THE CHAIR of Shetland’s public protection committee has welcomed new legislation due to come into force next week in Scotland which will make all forms of physical punishment of children against the law.
This will include hitting, smacking, spanking and slapping.
Under current laws, parents may be prosecuted with assault if they physically punish or discipline their child, but they may be able to use the defence of ‘reasonable chastisement’ depending on the circumstances.
A new law on giving children equal protection from assault, however, will come into force on 7 November and it will remove the defence of ‘reasonable chastisement’.
This means that children will have the same legal protection from assault as adults.
The act does not introduce a new offence – it removes a defence to the existing offence of assault.
Chair of the Shetland Public Protection Committee Tam Baillie said: “I welcome this important new legislation, which is a positive step forward for children’s rights in Scotland.

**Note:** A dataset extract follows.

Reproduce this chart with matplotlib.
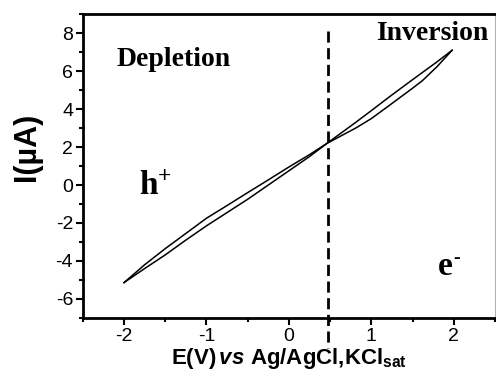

“The evidence clearly points to physical violence damaging children and it can lead to child abuse.
“Children now have the same right as adults not to be assaulted and Scotland is the first country in the UK to pass such legislation.
“The impact of legislation in other countries has been positive and these countries have usually seen a decrease in the use of physical violence against children and an increase in safety and protection.”
If you see someone physically punishing their child you can call the police on 101 if you think a crime has been committed.
People can also contact their local council if they are concerned about harm to a child from physical punishment.